1
votes

I'm plan to do an upgrading from Flink 1.5.2 to 1.6.0, and then do the jobs migration. In order to minimum the pause time for the jobs, I plan to run both Flink clusters at the same time, after migrating jobs successfully, I would stop the old one. However when I tried to stop the Flink cluster by running stop-cluster.sh in the directory Flink1.5.2/bin , I found the stopped cluster is Flink 1.6.0 instead of the expected Flink 1.5.2 .

I did some test and found the stop-cluster.sh just stop the latest started Flink cluster, that is to say, if you start cluster 1.6.0 firstly, then starts Flink 1.5.2, after that when you run stop-cluster.sh, it would stop Flink 1.5.2 firstly even you run the stop-cluster.sh at the cluster 1.6.0 directory Flink1.6.0/bin. Based on my understanding, when running the stop-cluster.sh at the Flink1.6.0/bin it should stop cluster 1.6.0, and stop the cluster 1.5.2 when running the stop-cluster.sh at the Flink1.5.2/bin , however it didn't.

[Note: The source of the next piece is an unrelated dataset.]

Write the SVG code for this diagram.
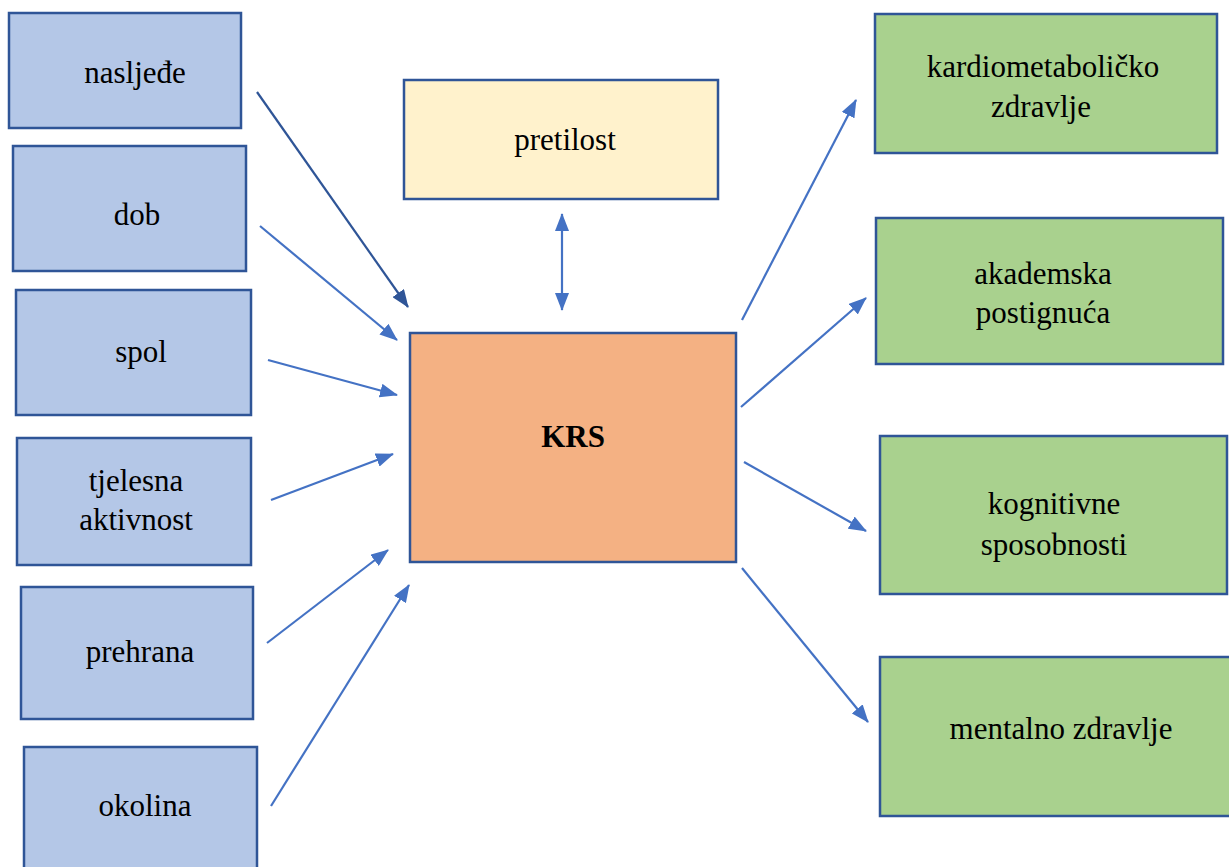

I did some research and found the stop-cluster.sh would kill the process based on the file which contains the pid , however I don't know the location of that file, and I suspect both of the clusters write the pid in the same places when they started, which make the stop-cluster.sh chaotic.

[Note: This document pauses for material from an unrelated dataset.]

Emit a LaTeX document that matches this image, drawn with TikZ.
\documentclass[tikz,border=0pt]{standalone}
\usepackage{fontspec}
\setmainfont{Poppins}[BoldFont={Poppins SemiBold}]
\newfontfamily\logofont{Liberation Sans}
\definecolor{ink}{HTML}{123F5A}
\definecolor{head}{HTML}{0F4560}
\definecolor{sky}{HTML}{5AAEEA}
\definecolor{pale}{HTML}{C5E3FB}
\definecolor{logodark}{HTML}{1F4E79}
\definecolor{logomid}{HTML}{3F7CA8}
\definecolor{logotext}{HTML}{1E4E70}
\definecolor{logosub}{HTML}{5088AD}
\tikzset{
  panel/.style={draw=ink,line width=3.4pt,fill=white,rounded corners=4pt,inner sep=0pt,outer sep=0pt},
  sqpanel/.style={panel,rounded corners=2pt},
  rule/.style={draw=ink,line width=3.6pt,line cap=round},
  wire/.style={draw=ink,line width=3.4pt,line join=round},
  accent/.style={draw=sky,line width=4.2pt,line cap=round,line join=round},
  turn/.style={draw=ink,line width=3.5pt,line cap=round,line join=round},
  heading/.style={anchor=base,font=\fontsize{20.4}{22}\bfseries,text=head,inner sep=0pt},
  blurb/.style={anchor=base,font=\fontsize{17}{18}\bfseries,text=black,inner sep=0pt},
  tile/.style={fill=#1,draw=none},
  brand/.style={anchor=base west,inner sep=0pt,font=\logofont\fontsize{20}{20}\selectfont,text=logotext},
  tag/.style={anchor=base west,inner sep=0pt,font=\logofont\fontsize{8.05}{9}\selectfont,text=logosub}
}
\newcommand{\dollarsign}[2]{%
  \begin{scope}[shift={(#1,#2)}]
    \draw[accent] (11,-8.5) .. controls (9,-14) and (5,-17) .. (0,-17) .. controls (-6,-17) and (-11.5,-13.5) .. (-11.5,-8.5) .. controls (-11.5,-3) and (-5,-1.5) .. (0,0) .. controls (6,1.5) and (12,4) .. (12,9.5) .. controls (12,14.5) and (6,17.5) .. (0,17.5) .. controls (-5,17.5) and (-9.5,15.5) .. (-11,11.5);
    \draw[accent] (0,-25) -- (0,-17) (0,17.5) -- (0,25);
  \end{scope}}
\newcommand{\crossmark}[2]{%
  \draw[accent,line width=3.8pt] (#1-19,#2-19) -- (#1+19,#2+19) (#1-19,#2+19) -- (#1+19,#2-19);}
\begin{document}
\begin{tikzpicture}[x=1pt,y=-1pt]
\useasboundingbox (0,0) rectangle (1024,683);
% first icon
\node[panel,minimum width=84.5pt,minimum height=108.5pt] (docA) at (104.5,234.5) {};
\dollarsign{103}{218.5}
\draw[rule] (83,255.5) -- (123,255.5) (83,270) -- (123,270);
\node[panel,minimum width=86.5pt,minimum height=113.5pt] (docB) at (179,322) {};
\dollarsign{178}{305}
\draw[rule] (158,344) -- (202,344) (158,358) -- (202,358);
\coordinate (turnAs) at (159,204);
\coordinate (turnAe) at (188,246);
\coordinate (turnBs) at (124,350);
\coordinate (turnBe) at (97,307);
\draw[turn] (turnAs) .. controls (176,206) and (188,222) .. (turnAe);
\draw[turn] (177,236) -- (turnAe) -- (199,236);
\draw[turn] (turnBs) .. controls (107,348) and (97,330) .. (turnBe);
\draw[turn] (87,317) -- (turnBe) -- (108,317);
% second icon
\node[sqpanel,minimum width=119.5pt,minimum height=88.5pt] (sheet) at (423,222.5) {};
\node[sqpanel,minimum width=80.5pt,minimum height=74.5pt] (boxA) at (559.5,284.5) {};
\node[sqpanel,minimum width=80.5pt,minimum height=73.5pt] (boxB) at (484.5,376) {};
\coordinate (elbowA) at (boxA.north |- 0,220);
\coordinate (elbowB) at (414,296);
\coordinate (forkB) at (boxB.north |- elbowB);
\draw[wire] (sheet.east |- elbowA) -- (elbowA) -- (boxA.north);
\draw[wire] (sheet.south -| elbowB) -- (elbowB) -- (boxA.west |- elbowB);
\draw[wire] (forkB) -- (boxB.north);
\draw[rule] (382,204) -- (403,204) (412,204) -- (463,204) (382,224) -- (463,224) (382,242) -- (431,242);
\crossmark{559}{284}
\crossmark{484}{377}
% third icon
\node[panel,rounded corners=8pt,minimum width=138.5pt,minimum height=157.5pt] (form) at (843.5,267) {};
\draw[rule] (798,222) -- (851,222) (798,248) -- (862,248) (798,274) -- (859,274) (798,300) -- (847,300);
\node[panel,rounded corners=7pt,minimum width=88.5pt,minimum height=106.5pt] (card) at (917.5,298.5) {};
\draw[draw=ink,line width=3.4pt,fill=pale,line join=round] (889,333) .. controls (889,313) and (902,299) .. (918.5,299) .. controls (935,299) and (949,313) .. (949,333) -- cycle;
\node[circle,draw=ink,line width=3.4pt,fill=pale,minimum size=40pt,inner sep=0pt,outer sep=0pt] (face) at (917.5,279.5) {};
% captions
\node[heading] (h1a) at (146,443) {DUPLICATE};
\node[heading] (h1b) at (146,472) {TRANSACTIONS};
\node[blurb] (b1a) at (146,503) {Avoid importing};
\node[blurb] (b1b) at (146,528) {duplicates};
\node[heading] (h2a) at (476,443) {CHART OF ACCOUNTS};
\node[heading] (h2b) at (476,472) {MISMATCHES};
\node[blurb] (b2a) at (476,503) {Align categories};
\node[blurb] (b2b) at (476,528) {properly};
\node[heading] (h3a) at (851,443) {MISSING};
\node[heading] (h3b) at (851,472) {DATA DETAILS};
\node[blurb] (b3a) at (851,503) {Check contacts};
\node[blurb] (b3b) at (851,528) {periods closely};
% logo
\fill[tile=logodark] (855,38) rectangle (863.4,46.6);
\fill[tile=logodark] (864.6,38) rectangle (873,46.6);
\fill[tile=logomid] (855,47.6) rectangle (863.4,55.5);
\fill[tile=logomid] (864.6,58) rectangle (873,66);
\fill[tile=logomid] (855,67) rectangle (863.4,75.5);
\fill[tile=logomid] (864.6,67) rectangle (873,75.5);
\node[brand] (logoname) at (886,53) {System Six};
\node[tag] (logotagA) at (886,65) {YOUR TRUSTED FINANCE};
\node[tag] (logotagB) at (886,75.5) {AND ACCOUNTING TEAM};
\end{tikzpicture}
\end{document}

Please advise how to stop the specified cluster.

1

1 Answers

3
votes

Per default, the pid file is written to /tmp and has the name flink-<USER>-<FLINK_COMPONENT>.pid. You can control the directory by setting the env.pid.dir configuration in flink-conf.yaml. By using different pid file directory you can keep control over the different clusters.